Track down the lines that contain "React" and copy them.

# # # # #

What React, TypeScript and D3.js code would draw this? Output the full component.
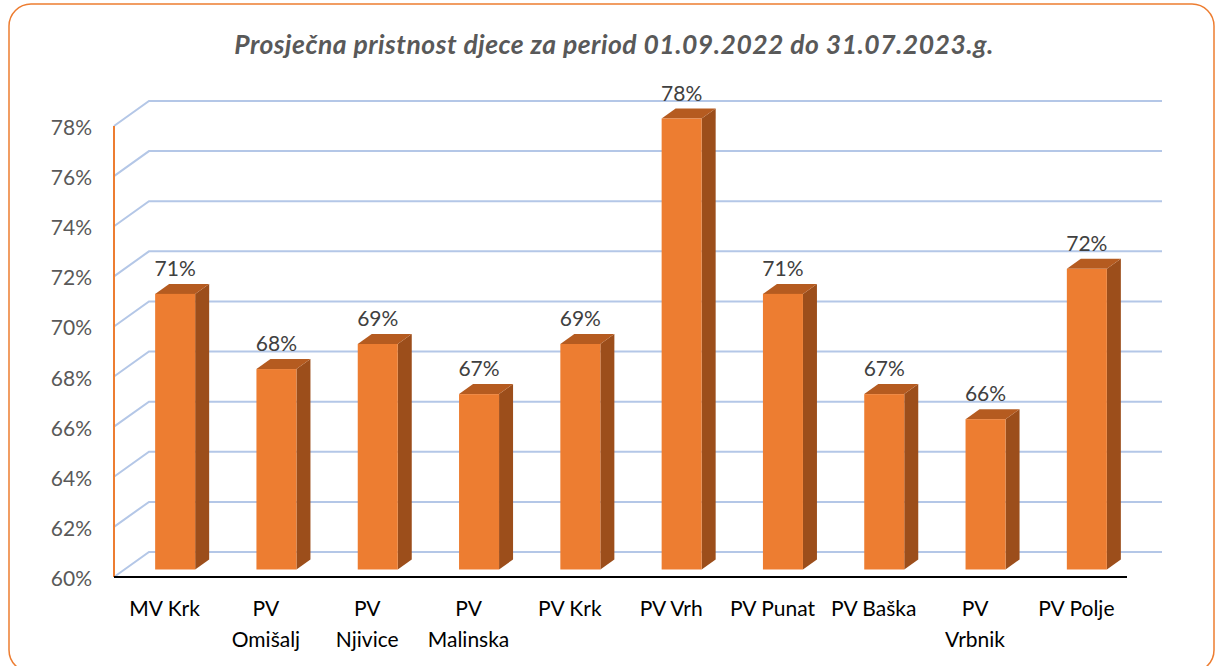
import React from 'react';
import * as d3 from 'd3';

const categories = ['MV Krk', 'PV Omišalj', 'PV Njivice', 'PV Malinska', 'PV Krk', 'PV Vrh', 'PV Punat', 'PV Baška', 'PV Vrbnik', 'PV Polje'];
const values = [71, 68, 69, 67, 69, 78, 71, 67, 66, 72];
const ticks = [60, 62, 64, 66, 68, 70, 72, 74, 76, 78];
const title = 'Prosječna pristnost djece za period 01.09.2022 do 31.07.2023.g.';

const W = 1215;
const H = 666;
const FONT = 'Lato, "Open Sans", sans-serif';

// front plane of the 3d box
const left = 114;
const right = 1127;
const bottom = 577;
const top = 126;
// depth of the back wall
const DX = 35;
const DY = -25;
// bar sits between 30% and 70% of the depth
const bx = DX * 0.3;
const by = DY * 0.3;
const bdx = DX * 0.4;
const bdy = DY * 0.4;

const App = () => {
  const x = d3.scaleBand<string>()
    .domain(categories)
    .range([left, right])
    .paddingInner(0.605)
    .paddingOuter(0.3025);

  const y = d3.scaleLinear()
    .domain([60, 78])
    .range([bottom, top]);

  const bw = x.bandwidth();
  const fmt = (v: number) => `${v}%`;

  const lines = (name: string) => name.length > 8 ? name.split(' ') : [name];

  return (
    <svg width={W} height={H} style={{ position: 'absolute', left: 0, top: 0, background: '#fff' }}>
      <rect x={9} y={4} width={1205} height={668} rx={22} ry={22} fill="#fff" stroke="#ED7D31" strokeWidth={1.5} />

      <text x={614} y={54} textAnchor="middle" fontFamily={FONT} fontSize={26.5} fontWeight="bold" fontStyle="italic" letterSpacing={0.5} fill="#595959">
        {title}
      </text>

      {/* back wall gridlines */}
      <g fill="none" stroke="#B4C7E7" strokeWidth={2}>
        {ticks.map(t => (
          <polyline key={t} points={`${left},${y(t)} ${left + DX},${y(t) + DY} ${right + DX},${y(t) + DY}`} />
        ))}
      </g>

      <line x1={left} x2={left} y1={y(78)} y2={y(60)} stroke="#ED7D31" strokeWidth={2} />

      <g fontFamily={FONT} fontSize={21} fill="#595959" textAnchor="end">
        {ticks.map(t => (
          <text key={t} x={92} y={y(t) + 9}>{fmt(t)}</text>
        ))}
      </g>

      {/* bars */}
      {categories.map((c, i) => {
        const x0 = (x(c) as number) + bx;
        const x1 = x0 + bw;
        const yt = y(values[i]) + by;
        const yb = y(60) + by;
        return (
          <g key={c}>
            <path d={`M${x1},${yt} L${x1 + bdx},${yt + bdy} L${x1 + bdx},${yb + bdy} L${x1},${yb} Z`} fill="#9C4E1B" />
            <path d={`M${x0},${yt} L${x0 + bdx},${yt + bdy} L${x1 + bdx},${yt + bdy} L${x1},${yt} Z`} fill="#B55B20" />
            <rect x={x0} y={yt} width={bw} height={yb - yt} fill="#ED7D31" />
            <text x={x0 + bw / 2} y={yt - 18} textAnchor="middle" fontFamily={FONT} fontSize={21} fill="#404040">
              {fmt(values[i])}
            </text>
          </g>
        );
      })}

      <line x1={left} x2={right} y1={bottom} y2={bottom} stroke="#000" strokeWidth={2} />

      <g fontFamily={FONT} fontSize={21} fill="#000" textAnchor="middle">
        {categories.map(c => (
          <text key={c} x={(x(c) as number) + bw / 2} y={616}>
            {lines(c).map((l, j) => (
              <tspan key={j} x={(x(c) as number) + bw / 2} dy={j === 0 ? 0 : 31}>{l}</tspan>
            ))}
          </text>
        ))}
      </g>
    </svg>
  );
};

export default App;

# # # # #

FINISHED EXERCISE.
What React, TypeScript and D3.js code would draw this? Output the full component.
import React from 'react';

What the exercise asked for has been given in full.